-- Excerpted data --
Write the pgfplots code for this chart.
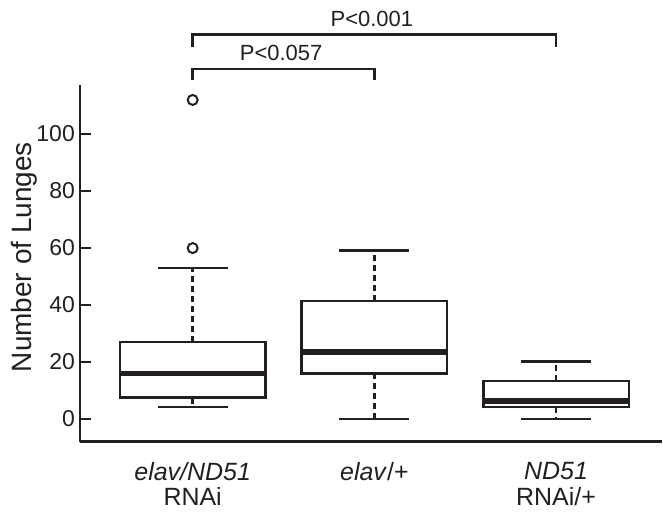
* * *
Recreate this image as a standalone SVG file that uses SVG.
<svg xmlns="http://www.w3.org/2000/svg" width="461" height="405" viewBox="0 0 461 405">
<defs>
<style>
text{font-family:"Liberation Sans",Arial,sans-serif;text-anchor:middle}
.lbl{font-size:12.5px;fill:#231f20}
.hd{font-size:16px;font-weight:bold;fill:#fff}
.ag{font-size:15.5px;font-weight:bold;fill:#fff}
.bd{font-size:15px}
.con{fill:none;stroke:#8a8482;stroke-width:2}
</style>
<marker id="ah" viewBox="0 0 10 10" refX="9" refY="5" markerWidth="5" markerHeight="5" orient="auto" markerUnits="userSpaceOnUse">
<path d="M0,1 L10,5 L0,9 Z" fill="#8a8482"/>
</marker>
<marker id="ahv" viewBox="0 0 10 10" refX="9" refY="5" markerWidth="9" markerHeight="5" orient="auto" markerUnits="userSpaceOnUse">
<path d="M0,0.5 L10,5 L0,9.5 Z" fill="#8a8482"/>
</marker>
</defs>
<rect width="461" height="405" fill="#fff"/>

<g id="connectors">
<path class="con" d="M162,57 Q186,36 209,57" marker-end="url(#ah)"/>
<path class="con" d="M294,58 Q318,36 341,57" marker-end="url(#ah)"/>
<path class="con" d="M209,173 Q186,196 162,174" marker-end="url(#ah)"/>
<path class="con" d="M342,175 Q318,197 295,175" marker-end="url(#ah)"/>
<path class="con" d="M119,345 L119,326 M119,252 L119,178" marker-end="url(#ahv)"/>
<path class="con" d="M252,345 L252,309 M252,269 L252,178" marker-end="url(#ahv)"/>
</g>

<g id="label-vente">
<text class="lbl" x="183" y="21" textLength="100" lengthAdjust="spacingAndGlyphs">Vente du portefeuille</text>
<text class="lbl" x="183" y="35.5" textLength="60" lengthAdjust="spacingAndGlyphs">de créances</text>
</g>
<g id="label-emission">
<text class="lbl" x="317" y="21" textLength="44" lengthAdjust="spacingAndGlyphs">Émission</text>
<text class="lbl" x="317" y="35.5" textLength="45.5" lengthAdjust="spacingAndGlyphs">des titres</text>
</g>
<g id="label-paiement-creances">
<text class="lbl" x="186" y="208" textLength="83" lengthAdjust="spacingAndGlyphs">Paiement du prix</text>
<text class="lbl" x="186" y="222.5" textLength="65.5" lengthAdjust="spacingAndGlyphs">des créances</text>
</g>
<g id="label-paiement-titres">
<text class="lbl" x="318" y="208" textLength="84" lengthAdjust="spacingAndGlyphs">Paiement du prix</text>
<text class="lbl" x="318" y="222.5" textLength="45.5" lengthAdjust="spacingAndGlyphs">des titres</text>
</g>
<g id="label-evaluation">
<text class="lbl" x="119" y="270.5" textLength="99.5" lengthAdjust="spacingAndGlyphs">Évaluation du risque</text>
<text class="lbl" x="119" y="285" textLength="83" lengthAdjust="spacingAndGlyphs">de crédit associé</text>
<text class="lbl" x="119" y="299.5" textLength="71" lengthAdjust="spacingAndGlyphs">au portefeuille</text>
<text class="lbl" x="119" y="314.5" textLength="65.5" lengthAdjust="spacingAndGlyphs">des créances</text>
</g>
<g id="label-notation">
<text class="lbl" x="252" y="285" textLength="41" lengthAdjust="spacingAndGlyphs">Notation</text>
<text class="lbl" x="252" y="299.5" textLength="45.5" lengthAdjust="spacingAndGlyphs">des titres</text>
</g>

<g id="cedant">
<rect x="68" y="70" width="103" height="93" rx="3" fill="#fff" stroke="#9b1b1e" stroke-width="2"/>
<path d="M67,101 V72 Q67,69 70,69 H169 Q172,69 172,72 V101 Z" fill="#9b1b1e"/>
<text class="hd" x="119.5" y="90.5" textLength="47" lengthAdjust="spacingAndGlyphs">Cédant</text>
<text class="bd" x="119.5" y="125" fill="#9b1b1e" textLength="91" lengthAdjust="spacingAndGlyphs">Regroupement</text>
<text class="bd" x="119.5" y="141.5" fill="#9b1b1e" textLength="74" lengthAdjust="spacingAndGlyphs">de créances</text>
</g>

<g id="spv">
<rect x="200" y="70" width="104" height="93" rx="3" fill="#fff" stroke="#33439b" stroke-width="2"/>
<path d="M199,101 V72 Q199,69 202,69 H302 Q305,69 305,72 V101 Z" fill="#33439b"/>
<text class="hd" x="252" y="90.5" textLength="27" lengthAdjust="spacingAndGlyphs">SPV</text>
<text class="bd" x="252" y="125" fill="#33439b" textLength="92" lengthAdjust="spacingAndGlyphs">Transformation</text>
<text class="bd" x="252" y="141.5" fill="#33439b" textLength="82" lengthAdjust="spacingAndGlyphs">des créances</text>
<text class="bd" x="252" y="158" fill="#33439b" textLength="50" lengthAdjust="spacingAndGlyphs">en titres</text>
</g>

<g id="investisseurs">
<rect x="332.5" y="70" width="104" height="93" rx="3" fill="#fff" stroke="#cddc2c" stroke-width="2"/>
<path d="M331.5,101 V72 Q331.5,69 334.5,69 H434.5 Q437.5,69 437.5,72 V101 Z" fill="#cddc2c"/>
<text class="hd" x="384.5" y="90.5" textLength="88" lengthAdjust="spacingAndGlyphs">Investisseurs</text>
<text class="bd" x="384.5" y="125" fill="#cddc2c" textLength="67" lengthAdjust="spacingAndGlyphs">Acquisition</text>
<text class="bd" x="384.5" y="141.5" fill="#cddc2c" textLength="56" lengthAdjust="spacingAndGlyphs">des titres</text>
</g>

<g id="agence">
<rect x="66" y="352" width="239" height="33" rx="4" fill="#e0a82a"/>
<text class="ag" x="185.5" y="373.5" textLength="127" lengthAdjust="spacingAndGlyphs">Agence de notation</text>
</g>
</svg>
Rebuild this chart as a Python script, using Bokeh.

-- What is needed --
From the entries above, extract every line where the word "chart" appears.

-- Response to this exercise --
Write the pgfplots code for this chart.
Rebuild this chart as a Python script, using Bokeh.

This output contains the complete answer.